## Entries
"""

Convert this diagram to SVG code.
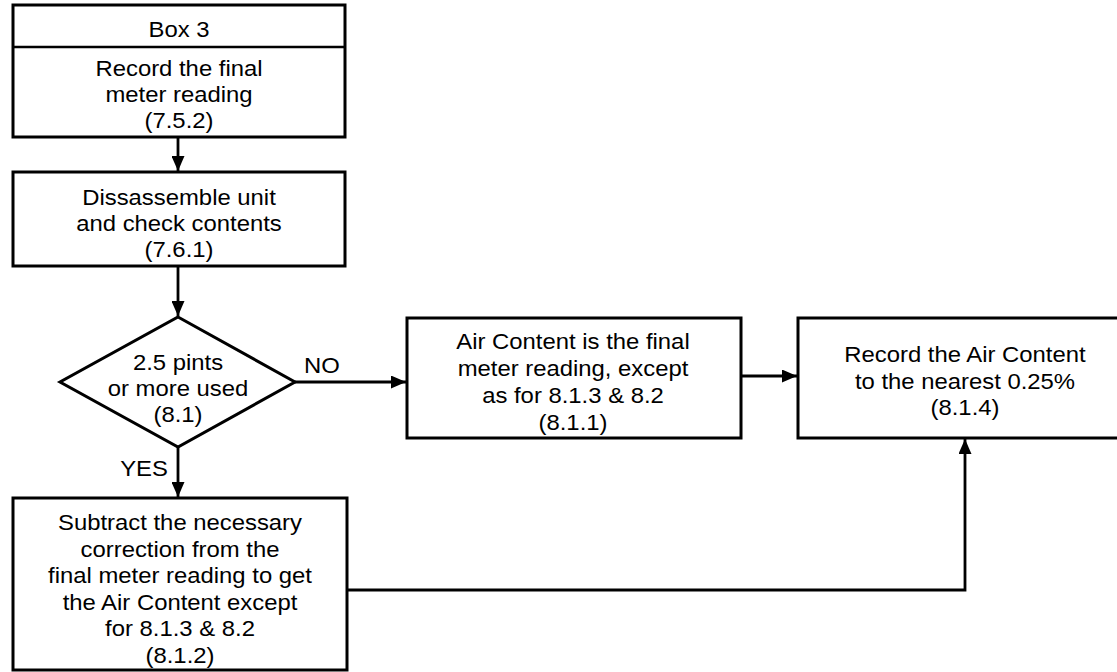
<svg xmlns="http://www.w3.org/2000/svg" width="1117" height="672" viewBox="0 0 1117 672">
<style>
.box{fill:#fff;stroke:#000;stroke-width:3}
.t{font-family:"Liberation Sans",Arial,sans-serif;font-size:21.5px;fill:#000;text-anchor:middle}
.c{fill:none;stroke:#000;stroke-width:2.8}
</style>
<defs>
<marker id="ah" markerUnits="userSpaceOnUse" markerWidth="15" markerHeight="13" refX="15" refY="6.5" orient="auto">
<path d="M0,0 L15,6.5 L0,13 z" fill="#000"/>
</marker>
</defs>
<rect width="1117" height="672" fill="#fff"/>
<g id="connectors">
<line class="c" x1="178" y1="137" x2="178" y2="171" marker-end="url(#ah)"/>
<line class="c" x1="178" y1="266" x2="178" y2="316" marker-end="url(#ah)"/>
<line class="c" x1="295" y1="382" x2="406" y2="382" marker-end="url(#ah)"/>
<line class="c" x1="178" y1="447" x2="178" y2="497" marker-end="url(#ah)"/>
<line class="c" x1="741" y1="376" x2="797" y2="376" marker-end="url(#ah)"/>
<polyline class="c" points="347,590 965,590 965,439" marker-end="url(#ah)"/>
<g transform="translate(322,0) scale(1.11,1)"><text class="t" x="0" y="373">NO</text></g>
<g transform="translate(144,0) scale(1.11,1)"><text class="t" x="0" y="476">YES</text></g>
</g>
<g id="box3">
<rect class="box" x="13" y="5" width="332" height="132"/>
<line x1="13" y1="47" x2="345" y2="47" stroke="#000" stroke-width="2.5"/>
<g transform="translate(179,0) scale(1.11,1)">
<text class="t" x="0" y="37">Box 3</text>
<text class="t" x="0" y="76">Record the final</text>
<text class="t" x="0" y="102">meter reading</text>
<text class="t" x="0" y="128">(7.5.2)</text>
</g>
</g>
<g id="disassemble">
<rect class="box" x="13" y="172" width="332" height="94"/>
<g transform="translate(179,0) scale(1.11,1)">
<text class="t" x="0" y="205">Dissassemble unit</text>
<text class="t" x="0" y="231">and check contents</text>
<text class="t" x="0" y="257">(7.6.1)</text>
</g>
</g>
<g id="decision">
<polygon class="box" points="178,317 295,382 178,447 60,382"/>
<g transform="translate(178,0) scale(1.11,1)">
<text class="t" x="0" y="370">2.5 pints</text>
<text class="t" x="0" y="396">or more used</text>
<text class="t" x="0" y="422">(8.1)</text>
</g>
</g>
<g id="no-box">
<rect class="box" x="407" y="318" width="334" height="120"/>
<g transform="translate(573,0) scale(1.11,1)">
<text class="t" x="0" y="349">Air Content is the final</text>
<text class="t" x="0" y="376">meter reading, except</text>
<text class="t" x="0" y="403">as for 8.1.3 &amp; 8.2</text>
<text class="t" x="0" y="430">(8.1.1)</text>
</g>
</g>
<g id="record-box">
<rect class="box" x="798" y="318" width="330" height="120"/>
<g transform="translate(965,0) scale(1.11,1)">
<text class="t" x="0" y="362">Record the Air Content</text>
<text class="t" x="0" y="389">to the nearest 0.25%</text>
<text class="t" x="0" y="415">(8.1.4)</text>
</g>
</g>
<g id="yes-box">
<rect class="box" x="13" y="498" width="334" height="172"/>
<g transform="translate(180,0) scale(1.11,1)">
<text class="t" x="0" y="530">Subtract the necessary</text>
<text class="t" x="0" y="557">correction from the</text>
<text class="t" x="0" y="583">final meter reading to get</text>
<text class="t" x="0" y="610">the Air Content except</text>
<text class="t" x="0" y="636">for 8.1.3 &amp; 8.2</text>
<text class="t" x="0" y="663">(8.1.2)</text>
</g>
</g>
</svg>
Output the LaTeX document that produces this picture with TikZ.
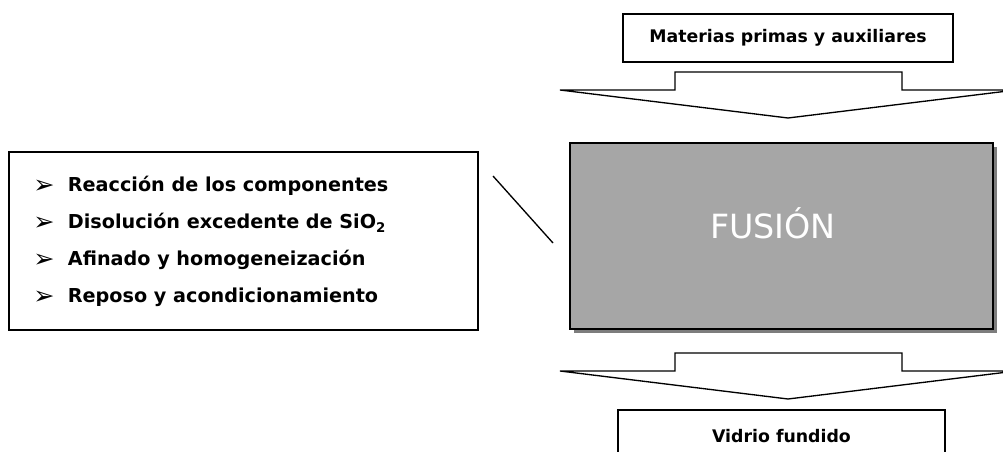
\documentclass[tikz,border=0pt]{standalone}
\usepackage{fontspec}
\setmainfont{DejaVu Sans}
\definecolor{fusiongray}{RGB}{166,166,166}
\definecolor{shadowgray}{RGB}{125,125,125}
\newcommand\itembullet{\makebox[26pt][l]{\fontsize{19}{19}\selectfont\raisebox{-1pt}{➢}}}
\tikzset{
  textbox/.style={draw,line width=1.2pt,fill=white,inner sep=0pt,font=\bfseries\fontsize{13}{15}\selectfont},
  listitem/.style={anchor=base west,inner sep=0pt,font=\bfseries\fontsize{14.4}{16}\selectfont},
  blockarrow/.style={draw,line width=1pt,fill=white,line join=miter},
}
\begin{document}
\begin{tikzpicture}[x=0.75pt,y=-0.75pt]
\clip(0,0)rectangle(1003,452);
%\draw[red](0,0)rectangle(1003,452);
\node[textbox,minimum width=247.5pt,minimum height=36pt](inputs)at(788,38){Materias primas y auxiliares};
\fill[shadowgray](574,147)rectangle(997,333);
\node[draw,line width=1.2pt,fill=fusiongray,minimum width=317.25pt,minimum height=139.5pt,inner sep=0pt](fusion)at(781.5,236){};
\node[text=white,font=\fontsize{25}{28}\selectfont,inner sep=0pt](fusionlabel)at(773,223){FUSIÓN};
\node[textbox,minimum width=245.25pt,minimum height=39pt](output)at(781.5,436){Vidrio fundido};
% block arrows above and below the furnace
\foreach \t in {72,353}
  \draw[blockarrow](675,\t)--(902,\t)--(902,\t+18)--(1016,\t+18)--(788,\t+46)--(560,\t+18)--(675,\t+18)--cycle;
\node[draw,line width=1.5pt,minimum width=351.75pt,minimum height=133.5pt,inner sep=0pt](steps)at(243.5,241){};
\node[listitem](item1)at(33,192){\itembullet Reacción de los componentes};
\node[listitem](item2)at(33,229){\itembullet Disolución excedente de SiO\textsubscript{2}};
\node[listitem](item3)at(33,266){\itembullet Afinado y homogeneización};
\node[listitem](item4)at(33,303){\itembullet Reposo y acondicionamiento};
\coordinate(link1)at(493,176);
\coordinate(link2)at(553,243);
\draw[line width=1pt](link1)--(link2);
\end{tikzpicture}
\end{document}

"""

## Objective
Where a line of the data holds "this", show that line.

## Output of the task
Convert this diagram to SVG code.
Output the LaTeX document that produces this picture with TikZ.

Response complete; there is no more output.